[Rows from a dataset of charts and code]

- - -

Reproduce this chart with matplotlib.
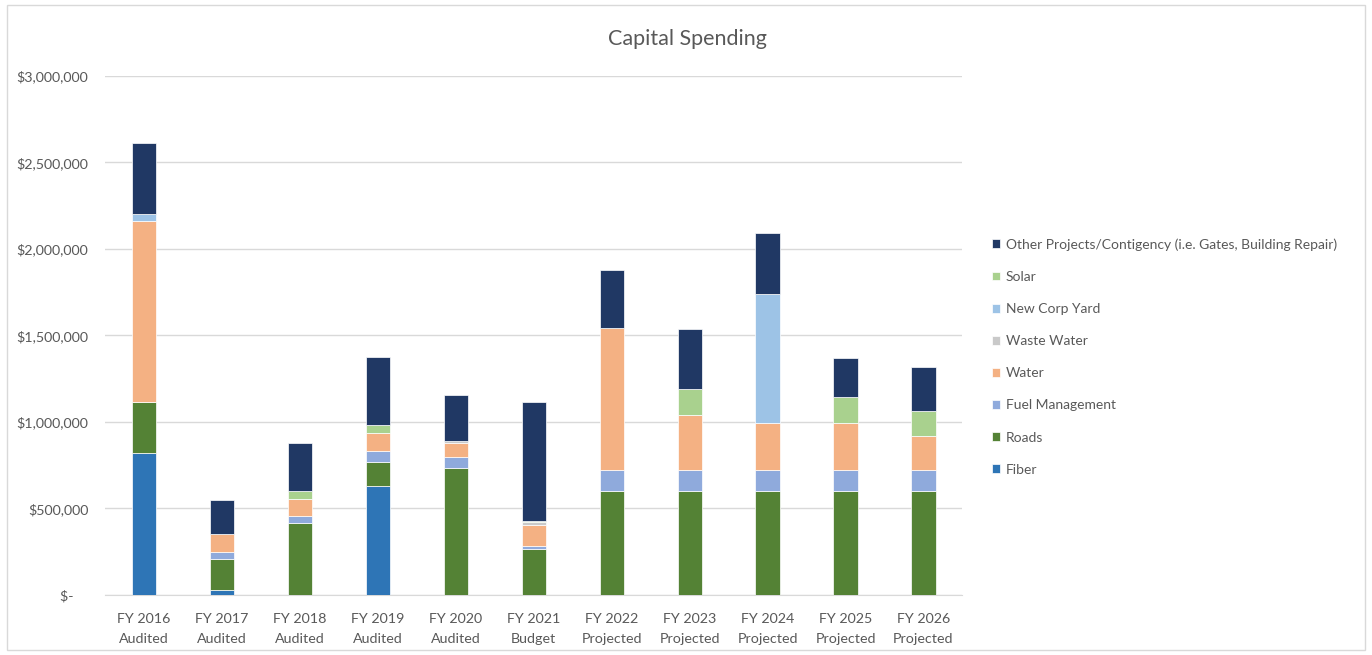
import matplotlib.pyplot as plt
from matplotlib.patches import Rectangle
import numpy as np

# 数据
categories = ['FY 2016\nAudited', 'FY 2017\nAudited', 'FY 2018\nAudited', 'FY 2019\nAudited',
              'FY 2020\nAudited', 'FY 2021\nBudget', 'FY 2022\nProjected', 'FY 2023\nProjected',
              'FY 2024\nProjected', 'FY 2025\nProjected', 'FY 2026\nProjected']
fiber = [820000, 30000, 0, 632000, 0, 0, 0, 0, 0, 0, 0]
roads = [295000, 177000, 414000, 135000, 736000, 264000, 600000, 600000, 600000, 600000, 600000]
fuel_mgmt = [0, 39000, 45000, 63000, 62000, 21000, 120000, 120000, 120000, 120000, 120000]
water = [1047000, 106000, 98000, 106000, 81000, 118000, 825000, 320000, 275000, 275000, 200000]
waste_water = [0, 0, 0, 0, 13000, 19000, 0, 0, 0, 0, 0]
corp_yard = [38000, 0, 0, 0, 0, 0, 0, 0, 745000, 0, 0]
solar = [0, 0, 46000, 45000, 0, 8000, 0, 150000, 0, 150000, 145000]
other = [411000, 198000, 274000, 393000, 264000, 684000, 335000, 350000, 350000, 225000, 252000]

series = [
    ('Fiber', fiber, '#2E75B6'),
    ('Roads', roads, '#548235'),
    ('Fuel Management', fuel_mgmt, '#8FAADC'),
    ('Water', water, '#F4B183'),
    ('Waste Water', waste_water, '#C9C9C9'),
    ('New Corp Yard', corp_yard, '#9DC3E6'),
    ('Solar', solar, '#A9D18E'),
    ('Other Projects/Contigency (i.e. Gates, Building Repair)', other, '#203864'),
]

txt = '#595959'
plt.rcParams['font.family'] = ['Lato', 'DejaVu Sans']

fig = plt.figure(figsize=(13.72, 6.55), dpi=100)
fig.patches.append(Rectangle((0.005, 0.008), 0.99, 0.985, transform=fig.transFigure,
                             fill=False, ec='#D9D9D9', lw=1))
ax = fig.add_axes([0.0765, 0.0916, 0.625, 0.7924])

x = np.arange(len(categories))
bottom = np.zeros(len(categories))
for name, vals, col in series:
    ax.bar(x, vals, 0.31, bottom=bottom, color=col, label=name, edgecolor='white', linewidth=0.5, zorder=3)
    bottom += np.array(vals)

ax.set_xlim(-0.5, len(categories) - 0.5)
ax.set_ylim(0, 3000000)
ax.set_yticks(np.arange(0, 3000001, 500000))
ax.set_yticklabels(['$-    '] + ['${:,.0f}'.format(v) for v in np.arange(500000, 3000001, 500000)])
ax.set_xticks(x)
ax.set_xticklabels(categories, linespacing=1.75)
ax.tick_params(axis='both', length=0, colors=txt, labelsize=10.3)
ax.tick_params(axis='x', pad=13)
ax.tick_params(axis='y', pad=12)
ax.grid(axis='y', color='#D9D9D9', lw=1, zorder=0)
for s in ['left', 'right', 'top']:
    ax.spines[s].set_visible(False)
ax.spines['bottom'].set_color('#D9D9D9')

fig.text(0.501, 0.941, 'Capital Spending', ha='center', va='center', fontsize=15.5, color=txt)

h, l = ax.get_legend_handles_labels()
fig.legend(h[::-1], l[::-1], loc='center left', bbox_to_anchor=(0.714, 0.455), frameon=False,
           fontsize=10, labelcolor=txt, handlelength=0.6, handleheight=0.6, handletextpad=0.4,
           labelspacing=1.45)

fig.savefig('out.png', dpi=100)
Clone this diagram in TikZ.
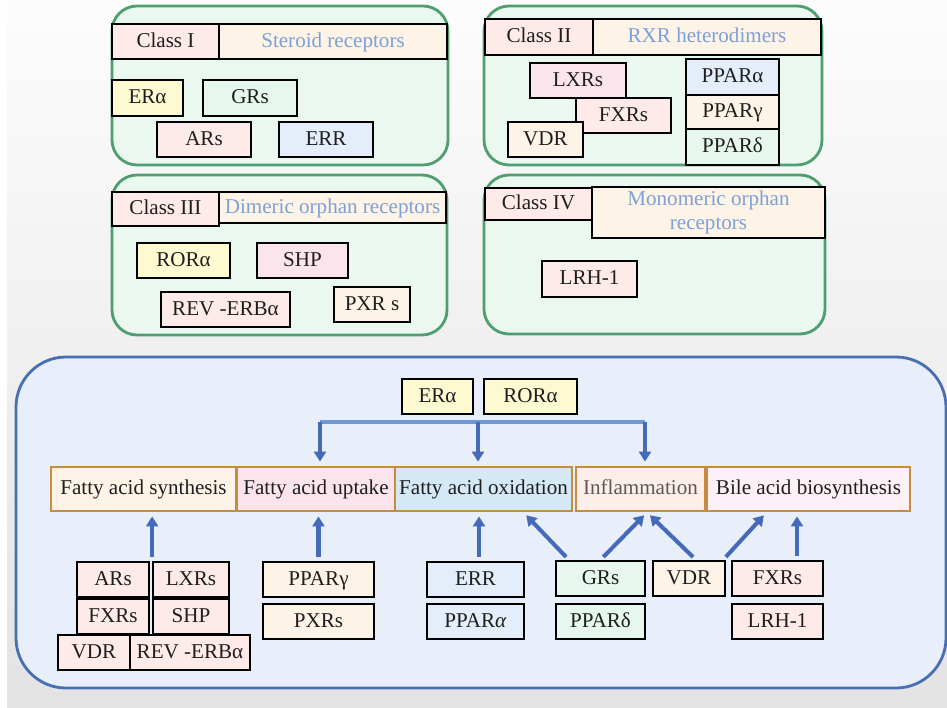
\documentclass[tikz,border=0pt]{standalone}
\usepackage{fontspec}
\setmainfont{Liberation Serif}
\usetikzlibrary{arrows.meta}
\definecolor{pgreen}{RGB}{78,158,112}
\definecolor{pmint}{RGB}{235,248,240}
\definecolor{bblue}{RGB}{72,110,180}
\definecolor{bfill}{RGB}{232,239,250}
\definecolor{ablue}{RGB}{70,106,186}
\definecolor{lblue}{RGB}{112,152,212}
\definecolor{hblue}{RGB}{125,160,215}
\definecolor{porange}{RGB}{200,140,62}
\definecolor{cpink}{RGB}{253,234,233}
\definecolor{crose}{RGB}{252,228,236}
\definecolor{cpeach}{RGB}{253,243,230}
\definecolor{cyellow}{RGB}{253,250,210}
\definecolor{cmint}{RGB}{230,247,238}
\definecolor{cblue}{RGB}{228,238,250}
\definecolor{coxi}{RGB}{213,232,246}
\definecolor{cinf}{RGB}{253,238,234}
\definecolor{cbile}{RGB}{253,240,247}
\definecolor{txt}{RGB}{30,30,30}

\begin{document}
\begin{tikzpicture}[x=0.02cm, y=-0.02cm,
    font=\fontsize{12}{14}\selectfont,
    sz/.style 2 args={minimum width=#1*0.02cm, minimum height=#2*0.02cm},
    rec/.style={draw=black, line width=1.3pt, inner sep=0pt, text=txt, text height=0.8em, text depth=0.14em},
    head/.style={rec, fill=cpeach, text=hblue},
    panel/.style={draw=pgreen, fill=pmint, line width=1.6pt, rounded corners=0.5cm},
    proc/.style={draw=porange, line width=1.6pt, inner sep=0pt, text=txt, minimum height=44*0.02cm,
                 text height=0.8em, text depth=0.14em},
    uarr/.style={draw=ablue, line width=2.3pt, -{Triangle[width=0.24cm,length=0.2cm]},
                 shorten <=0.08cm, shorten >=0.08cm}]
  \useasboundingbox (0,0) rectangle (947,707);
  \fill[white] (0,0) rectangle (947,707);
  \shade[top color=gray!2, bottom color=gray!22] (7,0) rectangle (947,707);

  % class I
  \draw[panel] (112,6) rectangle (448,165);
  \node[head, sz={228}{35}] (dsc1) at (333,41.5) {Steroid receptors};
  \node[rec, fill=cpink, sz={107}{35}] (cls1) at (165.5,41.5) {Class I};
  \node[rec, fill=cyellow, sz={71}{36}] (era1) at (147.5,98) {ERα};
  \node[rec, fill=cmint, sz={94}{36}] (grs1) at (250,98) {GRs};
  \node[rec, fill=cpink, sz={94}{35}] (ars1) at (204,139.5) {ARs};
  \node[rec, fill=cblue, sz={94}{35}] (err1) at (326,139.5) {ERR};

  % class II
  \draw[panel] (484,6) rectangle (822,165);
  \node[head, sz={228}{36}] (dsc2) at (707,37) {RXR heterodimers};
  \node[rec, fill=cpink, sz={108}{36}] (cls2) at (539,37) {Class II};
  \node[rec, fill=crose, sz={96}{35}] (lxr2) at (578,80.5) {LXRs};
  \node[rec, fill=cpink, sz={95}{35}] (fxr2) at (623.5,115.5) {FXRs};
  \node[rec, fill=cpeach, sz={75}{35}] (vdr2) at (545.5,139.5) {VDR};
  \node[rec, fill=cblue, sz={93}{36}] (ppa2) at (732.5,77) {PPARα};
  \node[rec, fill=cpeach, sz={93}{34}] (ppg2) at (732.5,112) {PPARγ};
  \node[rec, fill=cmint, sz={93}{36}] (ppd2) at (732.5,147) {PPARδ};

  % class III
  \draw[panel] (112,175) rectangle (447,335);
  \node[head, sz={227}{31}] (dsc3) at (332.5,207.5) {Dimeric orphan receptors};
  \node[rec, fill=cpink, sz={107}{34}] (cls3) at (165.5,209) {Class III};
  \node[rec, fill=cyellow, sz={93}{35}] (ror3) at (183.5,260.5) {RORα};
  \node[rec, fill=crose, sz={91}{35}] (shp3) at (302.5,260.5) {SHP};
  \node[rec, fill=cpink, sz={129}{35}] (rev3) at (225.5,309.5) {REV -ERBα};
  \node[rec, fill=cpeach, sz={76}{35}] (pxr3) at (372,304.5) {PXR s};

  % class IV
  \draw[panel] (484,175) rectangle (825,334);
  \node[head, sz={233}{51}, align=center, text height=, text depth=] (dsc4) at (708.5,212.5) {Monomeric orphan\\receptors};
  \node[rec, fill=cpink, sz={107}{32}] (cls4) at (538.5,204) {Class IV};
  \node[rec, fill=cpink, sz={95}{36}] (lrh4) at (589.5,279) {LRH-1};

  % metabolism
  \draw[draw=bblue, fill=bfill, line width=1.6pt, rounded corners=1cm] (16,357) rectangle (946,688);
  \node[rec, fill=cyellow, sz={71}{35}] (era) at (437.5,396.5) {ERα};
  \node[rec, fill=cyellow, sz={93}{35}] (ror) at (530.5,396.5) {RORα};

  \node[proc, fill=cpeach, minimum width=185*0.02cm] (syn) at (143.5,489) {Fatty acid synthesis};
  \node[proc, fill=crose, minimum width=158*0.02cm] (upt) at (316,489) {Fatty acid uptake};
  \node[proc, fill=coxi, minimum width=177*0.02cm] (oxi) at (483.5,489) {Fatty acid oxidation};
  \node[proc, fill=cinf, text=black!65, minimum width=129*0.02cm] (inf) at (640.5,489) {Inflammation};
  \node[proc, fill=cbile, minimum width=203*0.02cm] (bile) at (808.5,489) {Bile acid biosynthesis};

  \coordinate (bl) at (320,422);
  \coordinate (bm) at (478,422);
  \coordinate (br) at (645,422);
  \draw[lblue, line width=2.3pt] (bl) -- (br);
  \foreach \c/\t in {bl/upt, bm/oxi, br/inf}
    \draw[uarr, shorten <=0pt] (\c) -- (\c |- \t.north);

  \node[rec, fill=cpink, sz={72}{35}] (ars) at (113,579.5) {ARs};
  \node[rec, fill=cpink, sz={76}{35}] (lxr) at (191,579.5) {LXRs};
  \node[rec, fill=cpink, sz={72}{35}] (fxr) at (113,616.5) {FXRs};
  \node[rec, fill=cpink, sz={76}{35}] (shp) at (191,616.5) {SHP};
  \node[rec, fill=cpink, sz={72}{35}] (vdr) at (94,652.5) {VDR};
  \node[rec, fill=cpink, sz={120}{35}] (rev) at (190,652.5) {REV -ERBα};
  \node[rec, fill=cpeach, sz={111}{35}] (ppg) at (318.5,579.5) {PPARγ};
  \node[rec, fill=cpeach, sz={111}{35}] (pxr) at (318.5,621.5) {PXRs};
  \node[rec, fill=cblue, sz={97}{35}] (err) at (475.5,579.5) {ERR};
  \node[rec, fill=cblue, sz={97}{35}] (ppa) at (475.5,621.5) {PPAR\textit{α}};
  \node[rec, fill=cmint, sz={89}{35}] (grs) at (600.5,578.5) {GRs};
  \node[rec, fill=cmint, sz={89}{35}] (ppd) at (600.5,621.5) {PPARδ};
  \node[rec, fill=cpeach, sz={72}{35}] (vdrb) at (689,578.5) {VDR};
  \node[rec, fill=cpink, sz={91}{35}] (fxrb) at (777.5,578.5) {FXRs};
  \node[rec, fill=cpink, sz={91}{35}] (lrh) at (777.5,621.5) {LRH-1};

  \draw[uarr] ([xshift=0.04cm]ars.north east) -- ([xshift=0.04cm]ars.north east |- syn.south);
  \draw[uarr] (ppg.north) -- (ppg.north |- upt.south);
  \draw[uarr] ([xshift=0.07cm]err.north) -- ([xshift=0.07cm]err.north |- oxi.south);
  \draw[uarr] ([xshift=0.28cm]grs.north west) -- ([xshift=-1cm]oxi.south east);
  \draw[uarr] (grs.north) -- ([xshift=0.13cm]inf.south);
  \draw[uarr] ([xshift=0.14cm]vdrb.north) -- ([xshift=0.13cm]inf.south);
  \draw[uarr] ([xshift=-0.06cm]vdrb.north east) -- ([xshift=1.22cm]bile.south west);
  \draw[uarr] ([xshift=0.39cm]fxrb.north) -- ([xshift=0.39cm]fxrb.north |- bile.south);
\end{tikzpicture}
\end{document}
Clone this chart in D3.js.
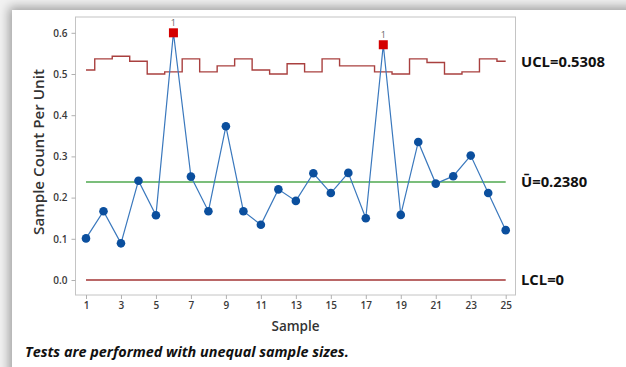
<!DOCTYPE html>
<html>
<head>
<meta charset="utf-8">
<script src="https://cdn.jsdelivr.net/npm/d3@7"></script>
<style>
  html, body { margin: 0; padding: 0; width: 626px; height: 367px; overflow: hidden; background: #f2f2f2; }
  #card { position: absolute; left: 12px; top: 10px; width: 640px; height: 380px; background: #fff;
          box-shadow: 0 0 10px 3px rgba(0,0,0,0.35); }
  svg { position: absolute; left: 0; top: 0; }
  text { font-family: "Open Sans", "Noto Sans", sans-serif; }
</style>
</head>
<body>
<div id="card"></div>
<svg id="chart" width="626" height="367"></svg>
<script>
// U chart: defects per unit for 25 samples of unequal size
const samples = d3.range(1, 26);
const uValues = [0.101, 0.167, 0.089, 0.241, 0.157, 0.600, 0.251, 0.167, 0.373, 0.167,
                 0.134, 0.220, 0.192, 0.259, 0.211, 0.260, 0.150, 0.571, 0.158, 0.335,
                 0.234, 0.252, 0.302, 0.211, 0.121];
const uclValues = [0.5098, 0.5367, 0.5432, 0.5308, 0.4999, 0.5052, 0.5367, 0.5052, 0.5197, 0.5367,
                   0.5098, 0.4999, 0.5250, 0.5052, 0.5367, 0.5197, 0.5197, 0.5052, 0.4999, 0.5367,
                   0.5279, 0.4999, 0.5052, 0.5367, 0.5308];
const centerLine = 0.2380;
const lcl = 0;
const yTicks = [0.0, 0.1, 0.2, 0.3, 0.4, 0.5, 0.6];
const xTicks = [1, 3, 5, 7, 9, 11, 13, 15, 17, 19, 21, 23, 25];
const outOfControl = [6, 18];

const svg = d3.select("#chart");
const plot = { left: 75.5, right: 515.5, top: 17, bottom: 295 };

const x = d3.scaleLinear().domain([1, 25]).range([86, 505.7]);
const y = d3.scaleLinear().domain([0, 0.6]).range([280, 32.8]);

// plot frame
svg.append("rect")
  .attr("x", plot.left).attr("y", plot.top)
  .attr("width", plot.right - plot.left).attr("height", plot.bottom - plot.top)
  .attr("fill", "none").attr("stroke", "#c4c4c4").attr("stroke-width", 1);

// axes
const yAxis = svg.append("g").attr("transform", `translate(${plot.left},0)`)
  .call(d3.axisLeft(y).tickValues(yTicks).tickFormat(d3.format(".1f")).tickSize(4).tickPadding(4));
const xAxis = svg.append("g").attr("transform", `translate(0,${plot.bottom})`)
  .call(d3.axisBottom(x).tickValues(xTicks).tickFormat(d3.format("d")).tickSize(4).tickPadding(3));
[yAxis, xAxis].forEach(g => {
  g.select(".domain").remove();
  g.selectAll(".tick line").attr("stroke", "#b0b0b0");
  g.selectAll(".tick text").attr("fill", "#3a3a3a").style("font-size", "10px")
    .style("font-family", "'Open Sans', sans-serif").style("font-weight", "600");
});

// UCL as a step line, each step centred on its sample
const stepPts = [];
uclValues.forEach((v, i) => {
  const s = samples[i];
  const x0 = i === 0 ? x(s) : x(s - 0.5);
  const x1 = i === uclValues.length - 1 ? x(s) : x(s + 0.5);
  stepPts.push([x0, y(v)], [x1, y(v)]);
});
svg.append("path")
  .attr("d", d3.line()(stepPts))
  .attr("fill", "none").attr("stroke", "#a9403f").attr("stroke-width", 1.4);

// centre line and LCL
svg.append("line")
  .attr("x1", x(1)).attr("x2", x(25)).attr("y1", y(centerLine)).attr("y2", y(centerLine))
  .attr("stroke", "#4fa84f").attr("stroke-width", 1.5);
svg.append("line")
  .attr("x1", x(1)).attr("x2", x(25)).attr("y1", y(lcl)).attr("y2", y(lcl))
  .attr("stroke", "#a33535").attr("stroke-width", 1.4);

// data line
svg.append("path")
  .datum(uValues)
  .attr("d", d3.line().x((d, i) => x(samples[i])).y(d => y(d)))
  .attr("fill", "none").attr("stroke", "#3a78bd").attr("stroke-width", 1.2);

// points in control
svg.append("g").selectAll("circle")
  .data(samples.filter(s => !outOfControl.includes(s)))
  .join("circle")
  .attr("cx", s => x(s)).attr("cy", s => y(uValues[s - 1]))
  .attr("r", 4.3).attr("fill", "#0b4f9e");

// out-of-control points flagged with test 1
const flagged = svg.append("g").selectAll("g")
  .data(outOfControl).join("g");
flagged.append("rect")
  .attr("x", s => x(s) - 4.5).attr("y", s => y(uValues[s - 1]) - 4.5)
  .attr("width", 9).attr("height", 9).attr("fill", "#d40000");
flagged.append("text")
  .attr("x", s => x(s)).attr("y", s => y(uValues[s - 1]) - 7)
  .attr("text-anchor", "middle").attr("fill", "#666").style("font-size", "9px")
  .text("1");

// limit labels
const labelX = 521;
const limitLabels = [
  { v: uclValues[uclValues.length - 1], t: "UCL=0.5308" },
  { v: centerLine, t: "U\u0304=0.2380" },
  { v: lcl, t: "LCL=0" }
];
svg.append("g").selectAll("text")
  .data(limitLabels).join("text")
  .attr("x", labelX).attr("y", d => y(d.v)).attr("dy", "0.36em")
  .attr("fill", "#111").style("font-size", "14.8px").style("font-weight", "700")
  .text(d => d.t);

// axis titles
svg.append("text")
  .attr("x", (plot.left + plot.right) / 2).attr("y", 331)
  .attr("text-anchor", "middle").attr("fill", "#333")
  .style("font-size", "13.5px").style("font-weight", "600")
  .text("Sample");
svg.append("text")
  .attr("transform", "translate(44,152) rotate(-90)")
  .attr("text-anchor", "middle").attr("fill", "#333")
  .style("font-size", "15.2px").style("font-weight", "600")
  .text("Sample Count Per Unit");

// footnote
svg.append("text")
  .attr("x", 25).attr("y", 357)
  .attr("fill", "#111").style("font-size", "14.4px").style("font-weight", "700").style("font-style", "italic")
  .text("Tests are performed with unequal sample sizes.");
</script>
</body>
</html>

- - -

**Task instructions**
All lines that include "Clone" are to be gathered and copied.

**Exercise solution**
Clone this diagram in TikZ.
Clone this chart in D3.js.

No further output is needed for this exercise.